Writing tasks

A task is an ordinary directory. There is no Rust and no boilerplate. If you can write a shell script, you can write a task.

Layout

hello-world/
├── instruction.md      # the prompt given to the agent
├── task.toml           # metadata, timeouts, environment
├── environment/
│   └── Dockerfile      # the image the task runs in
├── solution/
│   └── solve.sh        # optional oracle solution
└── tests/
    └── test.sh         # verifier: decides pass or fail

Only three files are required: instruction.md, task.toml, and tests/test.sh. The environment/ and solution/ folders are there when you need them.

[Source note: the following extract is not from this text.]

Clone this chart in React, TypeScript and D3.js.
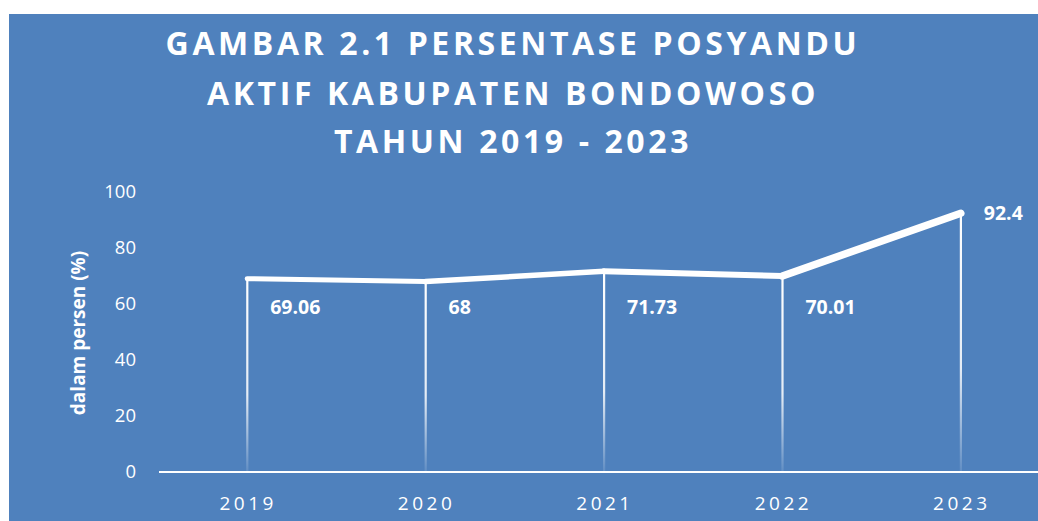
import React from "react";
import * as d3 from "d3";

const years = ["2019", "2020", "2021", "2022", "2023"];
const values = [69.06, 68, 71.73, 70.01, 92.4];
const valueLabels = ["69.06", "68", "71.73", "70.01", "92.4"];
const yTicks = [0, 20, 40, 60, 80, 100];
const titleLines = [
  "GAMBAR 2.1 PERSENTASE POSYANDU",
  "AKTIF KABUPATEN BONDOWOSO",
  "TAHUN 2019 - 2023",
];
const yAxisTitle = "dalam persen (%)";

const W = 1038;
const H = 521;
const BG = "#4F81BD";
const FONT = "'Open Sans', 'Noto Sans', sans-serif";

export default function App() {
  const x = d3.scaleBand<string>().domain(years).range([158, 1050]).padding(0);
  const y = d3.scaleLinear().domain([0, 100]).range([472, 192]);
  const cx = (d: string) => (x(d) as number) + x.bandwidth() / 2;
  const pts = years.map((yr, i) => [cx(yr), y(values[i])] as [number, number]);
  const segWidths = [5, 5.5, 6, 7.5];
  const line = d3.line();
  const titleBase = [55, 105, 153];

  return (
    <svg
      width={W}
      height={H}
      style={{ position: "absolute", left: 0, top: 0 }}
      xmlns="http://www.w3.org/2000/svg"
    >
      <defs>
        <linearGradient id="drop" x1="0" y1="0" x2="0" y2="1">
          <stop offset="0" stopColor="#fff" stopOpacity={1} />
          <stop offset="0.6" stopColor="#fff" stopOpacity={0.85} />
          <stop offset="1" stopColor="#fff" stopOpacity={0.1} />
        </linearGradient>
      </defs>
      <rect x={0} y={0} width={W} height={H} fill="#fff" />
      <rect x={9} y={14} width={W - 9} height={H - 14} fill={BG} />

      {titleLines.map((t, i) => (
        <text
          key={t}
          x={513}
          y={titleBase[i]}
          textAnchor="middle"
          fill="#fff"
          fontFamily={FONT}
          fontWeight={700}
          fontSize={32}
          letterSpacing={3.6}
        >
          {t}
        </text>
      ))}

      {yTicks.map((t) => (
        <text
          key={t}
          x={136}
          y={y(t)}
          dy="0.35em"
          textAnchor="end"
          fill="#fff"
          fontFamily={FONT}
          fontSize={18.5}
        >
          {t}
        </text>
      ))}

      <text
        transform={`translate(85,${333}) rotate(-90)`}
        textAnchor="middle"
        fill="#fff"
        fontFamily={FONT}
        fontWeight={700}
        fontSize={19}
      >
        {yAxisTitle}
      </text>

      {pts.map(([px, py], i) => (
        <rect
          key={"d" + i}
          x={px - 1}
          y={py}
          width={2.2}
          height={y(0) - py}
          fill="url(#drop)"
        />
      ))}

      <line x1={159} x2={W} y1={y(0)} y2={y(0)} stroke="#fff" strokeWidth={2} />

      {pts.slice(0, -1).map((p, i) => (
        <path
          key={"s" + i}
          d={line([p, pts[i + 1]]) || ""}
          stroke="#fff"
          strokeWidth={segWidths[i]}
          strokeLinecap="round"
          fill="none"
        />
      ))}

      {years.map((yr) => (
        <text
          key={yr}
          x={cx(yr) + 1}
          y={510}
          textAnchor="middle"
          fill="#fff"
          fontFamily={FONT}
          fontSize={19}
          letterSpacing={3.5}
        >
          {yr}
        </text>
      ))}

      {pts.map(([px, py], i) => {
        const last = i === pts.length - 1;
        return (
          <text
            key={"l" + i}
            x={px + 23}
            y={last ? py : 307}
            dy="0.35em"
            fill="#fff"
            fontFamily={FONT}
            fontWeight={700}
            fontSize={19.5}
          >
            {valueLabels[i]}
          </text>
        );
      })}
    </svg>
  );
}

The fastest way to get this structure is seaport init --task <org>/<name>.

instruction.md

Plain Markdown describing what the agent should do. This is the prompt handed to the agent. Be specific about the expected result, since your verifier will check exactly that.

task.toml

Metadata, timeouts, and the execution environment:

schema_version = "1.0"

[task]
name = "acme/hello-world"
description = "Create the expected output file."

[agent]
timeout_sec = 120.0
user = "agent"

[verifier]
timeout_sec = 120.0

[environment]
docker_image = "ubuntu:24.04"
network_mode = "no-network"
build_timeout_sec = 600.0

A few notes:

  • [environment].docker_image is the base image. If environment/Dockerfile is present, it is used to build the task image.
  • network_mode is no-network for isolated tasks or public when a task genuinely needs the network. You can override it per phase in [agent] or [verifier].
  • Timeouts are in seconds and apply to each phase independently.

solution/solve.sh

The oracle solution. The built-in oracle agent runs this script, which lets you confirm a task is solvable before pointing a real agent at it. It is optional for the nop agent and for external agents.

tests/test.sh

The verifier. It runs after the agent phase and decides pass or fail by writing 1 or 0 to reward.txt in the logs directory:

#!/bin/bash
set -euo pipefail

mkdir -p "$LOGS_DIR"

if test -f "$APP_DIR/output.txt"; then
  echo 1 > "$LOGS_DIR/reward.txt"
else
  echo 0 > "$LOGS_DIR/reward.txt"
fi

Environment variables

During execution, Seaport provides:

VariableMeaning
APP_DIRWritable workspace, mounted as /app in Docker.
LOGS_DIRVerifier log directory, mounted as /logs/verifier.
SEAPORT_TASK_DIRRead-only task directory.
SEAPORT_INSTRUCTION_PATHPath to instruction.md.
SEAPORT_AGENT_NAMESet for external command agents.
SEAPORT_MODELSet when -m/--model is provided.

Trying it out

Validate a task by running it with its oracle:

seaport run -p path/to/task -a oracle

A passing oracle run means the task is well formed and solvable. From there, swap in a real agent.